For those of you that do not know my normal routine for the past three months has been the same.  I am up at 530 or 6 in the morning every day.  Yes, even my off days.  I surf the web, check email and do a workout.  Hey don't judge it is a time I pick.  I am in the shower latest 630 and out the door by 710 on workdays.  If I am off, I am normally walking as soon as the first light hits so I can see the sunrise and the forest wake up.  This is a time when I talk to God.  In the evening on workdays I do the opposite.  I time my walks to watch the sun set.

Anyway, I did not get out of bed until noon Sunday.  I had a horrible headache, my body ached and I was still nauseated.  I thought my throat hurt from the vomiting so I stayed in bed and did very little.  I realized later in the day that my voice was going.  Great that is all I needed.  I got back in the bed took some oils and medication.  I vegged on TV for the rest of the day. 

Monday morning I got up late.  I did not really hear the alarm. (Very unusual for me)  I hurried getting ready for work.  I was sore but in such a rush to make it on time I really did not think.  I hate being late.  I drove as fast as I could and got to work no one was there.  I began to realize at this time that I really felt weak, hot, nauseous, and like I was going to pass out.  I sat there trying to do very little.  I had a test to give, grade and go over.  I thought how bad can that be.  My voice faded again after I began talking with the class. After we went over everything I left.  I came home and got back in bed.  I have been there since.  I finally got up to take a shower this morning.  I tried to go in today no luck.  I have very little voice.

I explain all this to say, I was bored until a hour ago.  I have no reason to be bored.  I have hundreds of books and magazines to read.  I have five blankets to finish. I have to send out cards.  The list goes on and on.  What I have not done enough of is take care of me.  I haven't had a vacation in a year and a half.  All of my trips have been working trips. I really haven't done much for me.  That one day off that I have is normally spent working out, yard work, cooking, laundry, grocery shopping and getting ready for the lesson for Monday's class.  In other words I am always busy.

In this moment, I was given a sign to just be.

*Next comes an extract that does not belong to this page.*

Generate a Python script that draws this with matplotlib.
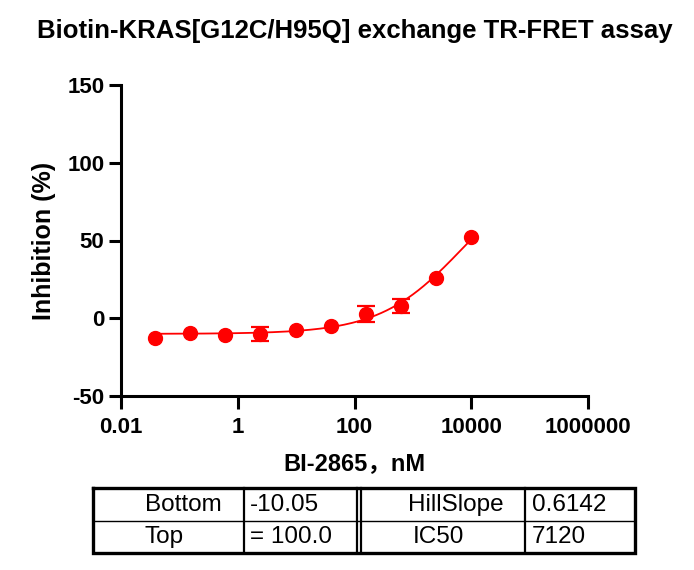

Relax and listen to Christmas music, watch endless movies, not think about work and reflect. Last night listening to a Lakewood broadcast I was reminded that we all have been given  a purpose.  We cannot fulfill this purpose with a mind or body that is weak.  We have to keep ourselves strong to do what God has for us.  Only then can we be strong in our journey. I want to be strong enough to do as our creator wishes. 

Today I am focusing on just being. Enjoying these days in bed and getting my strength back.  As well as my voice.  It is a moment in time.  Just a small moment. I am grateful for this time.